There is, of course, a catch to the magic. To make the duck-typed router and the dependency graph work, the engine has to know the territory. You can't hot-reload an engine that's freezing cold. Before the watcher drops into incremental mode, it requires one full, synchronous master build to warm the cache, index the registry, and trace the bloodlines. Call it the ignition tax.
I can already hear the systems-level pedants. "Why no parallelism? Why no asynchronous workers?" Believe me, the temptation to spin up headless Emacs subprocesses and blast the AST parsing across all my CPU cores was strong.
But Emacs threading is a cooperative illusion; threads yield like polite Victorian gentlemen, which during heavy CPU loads means they don't yield at all. True async requires serializing massive Lisp structures across IPC boundaries with its nightmarish overhead or rebuilding Emacs from the ground up with an event-loop. Pick your poison.

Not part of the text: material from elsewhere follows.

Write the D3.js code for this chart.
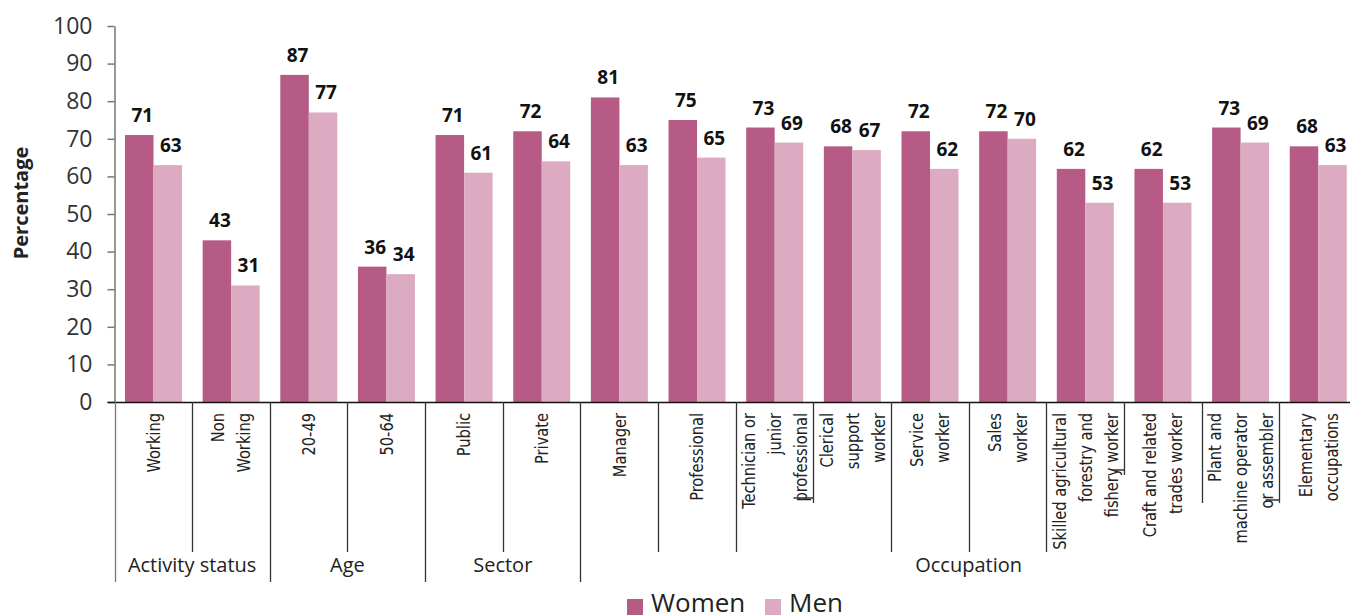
<!DOCTYPE html>
<html>
<head>
<meta charset="utf-8">
<script src="https://cdn.jsdelivr.net/npm/d3@7"></script>
<style>
  body { margin: 0; background: #fff; }
  svg { display: block; }
</style>
</head>
<body>
<div id="chart"></div>
<script>
// data
const categories = [
  ['Working'], ['Non', 'Working'], ['20-49'], ['50-64'], ['Public'], ['Private'],
  ['Manager'], ['Professional'], ['Technician or', 'junior', 'professional'],
  ['Clerical', 'support', 'worker'], ['Service', 'worker'], ['Sales', 'worker'],
  ['Skilled agricultural', 'forestry and', 'fishery worker'],
  ['Craft and related', 'trades worker'],
  ['Plant and', 'machine operator', 'or assembler'],
  ['Elementary', 'occupations']
]
const women = [71, 43, 87, 36, 71, 72, 81, 75, 73, 68, 72, 72, 62, 62, 73, 68]
const men = [63, 31, 77, 34, 61, 64, 63, 65, 69, 67, 62, 70, 53, 53, 69, 63]
const groupNames = ['Activity status', 'Age', 'Sector', 'Occupation']
const groupStart = [0, 2, 4, 6]
const groupEnd = [1, 3, 5, 15]
const yTicks = [0, 10, 20, 30, 40, 50, 60, 70, 80, 90, 100]
const seriesNames = ['Women', 'Men']

const colors = {Women: '#b55b86', Men: '#dcabc1'}
const W = 1350
const H = 615
const margin = {top: 26, left: 114.5, bottom: 213}
const plotBottom = H - margin.bottom
const bandW = 77.65

const svg = d3.select('#chart').append('svg')
  .attr('width', W)
  .attr('height', H)

const ids = categories.map((c, i) => i)
const x = d3.scaleBand()
  .domain(ids)
  .range([margin.left, margin.left + bandW * ids.length])
const xSub = d3.scaleBand()
  .domain(seriesNames)
  .range([10.5, 67.5])
const y = d3.scaleLinear()
  .domain([0, 100])
  .range([plotBottom, margin.top])

// y axis
const yAxis = d3.axisLeft(y).tickValues(yTicks).tickSize(7).tickSizeOuter(0).tickPadding(15)
const gy = svg.append('g')
  .attr('transform', 'translate(' + margin.left + ',0)')
  .call(yAxis)
gy.select('.domain').attr('stroke', '#777').attr('stroke-width', 1.5)
gy.selectAll('.tick line').attr('stroke', '#777').attr('stroke-width', 1.5)
gy.selectAll('.tick text')
  .attr('font-family', '"Open Sans", sans-serif')
  .attr('font-size', 23)
  .attr('fill', '#333')

svg.append('text')
  .attr('transform', 'translate(28,203) rotate(-90)')
  .attr('text-anchor', 'middle')
  .attr('font-family', '"Open Sans", sans-serif')
  .attr('font-weight', 'bold')
  .attr('font-size', 20)
  .attr('fill', '#222')
  .text('Percentage')

// bars
const rows = ids.map(i => ({i, Women: women[i], Men: men[i]}))
const cat = svg.append('g').selectAll('g')
  .data(rows)
  .join('g')
  .attr('transform', d => 'translate(' + x(d.i) + ',0)')

cat.selectAll('rect')
  .data(d => seriesNames.map(s => ({s, v: d[s]})))
  .join('rect')
  .attr('x', d => xSub(d.s))
  .attr('width', xSub.bandwidth())
  .attr('y', d => y(d.v))
  .attr('height', d => y(0) - y(d.v))
  .attr('fill', d => colors[d.s])

cat.selectAll('text.val')
  .data(d => seriesNames.map(s => ({s, v: d[s]})))
  .join('text')
  .attr('class', 'val')
  .attr('x', d => xSub(d.s) + xSub.bandwidth() / 2 + 3)
  .attr('y', d => y(d.v) - 13)
  .attr('text-anchor', 'middle')
  .attr('font-family', '"Open Sans", sans-serif')
  .attr('font-weight', 'bold')
  .attr('font-size', 19)
  .attr('fill', '#111')
  .text(d => d.v)

// x axis line
svg.append('line')
  .attr('x1', margin.left - 7)
  .attr('x2', W)
  .attr('y1', plotBottom + 0.5)
  .attr('y2', plotBottom + 0.5)
  .attr('stroke', '#111')
  .attr('stroke-width', 1.6)

// dividers below the axis
const longEnd = 582
const midEnd = 552
const shortEnd = {9: [503, 20, 498], 13: [475, 12, 470], 14: [503, 0, 0], 15: [503, 14, 500]}
ids.forEach(i => {
  const xx = Math.round(x(i)) + 0.5
  let end = groupStart.includes(i) ? longEnd : midEnd
  let path = 'M' + xx + ',' + plotBottom
  if (shortEnd[i]) {
    end = shortEnd[i][0]
    path += 'L' + xx + ',' + end
    if (shortEnd[i][1]) path += 'M' + xx + ',' + shortEnd[i][2] + 'L' + (xx - shortEnd[i][1]) + ',' + shortEnd[i][2]
  } else {
    path += 'L' + xx + ',' + end
  }
  svg.append('path')
    .attr('d', path)
    .attr('fill', 'none')
    .attr('stroke', i === 0 ? '#777' : '#333')
    .attr('stroke-width', 1.3)
})

// category labels (rotated, condensed)
const lineGap = 26
cat.each(function (d) {
  const lines = categories[d.i]
  const cx = bandW / 2
  const g = d3.select(this).append('g')
    .attr('transform', 'translate(' + cx + ',' + (plotBottom + 11) + ') rotate(-90) scale(0.88,1)')
  lines.forEach((ln, k) => {
    g.append('text')
      .attr('x', 0)
      .attr('y', (k - (lines.length - 1) / 2) * lineGap)
      .attr('dy', '0.35em')
      .attr('text-anchor', 'end')
      .attr('font-family', '"Liberation Sans Narrow", "DejaVu Sans Condensed", "Open Sans", sans-serif')
      .attr('font-stretch', 'condensed')
      .attr('font-size', 18.5)
      .attr('fill', '#222')
      .text(ln)
  })
})

// group labels
groupNames.forEach((name, k) => {
  const x0 = x(groupStart[k])
  const x1 = x(groupEnd[k]) + bandW
  svg.append('text')
    .attr('x', (x0 + x1) / 2)
    .attr('y', 572)
    .attr('text-anchor', 'middle')
    .attr('font-family', '"Open Sans", sans-serif')
    .attr('font-size', 20)
    .attr('fill', '#222')
    .text(name)
})

// legend
const legend = svg.append('g').attr('transform', 'translate(627,599)')
const legX = [0, 138]
seriesNames.forEach((s, k) => {
  legend.append('rect')
    .attr('x', legX[k])
    .attr('y', 0)
    .attr('width', 16)
    .attr('height', 16)
    .attr('fill', colors[s])
  legend.append('text')
    .attr('x', legX[k] + 24)
    .attr('y', 13)
    .attr('font-family', '"Open Sans", sans-serif')
    .attr('font-size', 26)
    .attr('fill', '#222')
    .text(s)
})
</script>
</body>
</html>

I am a relentless engineer, but even I know when to stop. Bolting asynchronous IPC onto a static site generator just to shave off a few milliseconds crosses the line from optimization into ego-driven insanity.
I also need to confess a sin of omission regarding the reactive router. To
kill that abominable :canonical flag, I implemented a duck-typed chunk
inspector. The engine decides if a chunk is a 1:1 post or a 1:N aggregate
entirely by looking for an abspath property at the top level of the data
tree.
This is a beautiful, frictionless lie. It assumes you aren't going to do
something stupid like manually burying the abspath in a custom
opd-aggregate-each closure, or magically injecting abspath into the chunk of
your RSS-feed. If you violate this invisible, undocumented structural
contract, the hot-rebuilding watcher will silently miscategorize your files,
ignore your changes, and gaslight you into thinking you're losing your mind.
You have been warned. Treat the aggregation structure with respect, or the watcher will leave you for dead.
Is ossg perfect? Hell no. It's software. It has sharp edges, undocumented
assumptions, and probably a few dormant bugs waiting to vomit a stack trace
into your face. But it's fast, it's robust, it's mine, and it doesn't suck.
It lives entirely within my digital garden. You are free to take it. Fork it, rip its guts out, send patches, or use it to build your own unhinged Lisp compiler. Just don't open an issue complaining that it doesn't support your favorite JavaScript framework. I will close it out of spite.
Footnotes:
Sitemap in org-publish parlance refers to the index page listing all
posts.
🖖
If you know, you know.
Did I mention you could have multiple sites running in the same engine?
Case in point: this very link points to another route entirely. See what I did there?
If memory serves me right, Emacs Lisp has a hardcoded limit of 1600 recursion depth.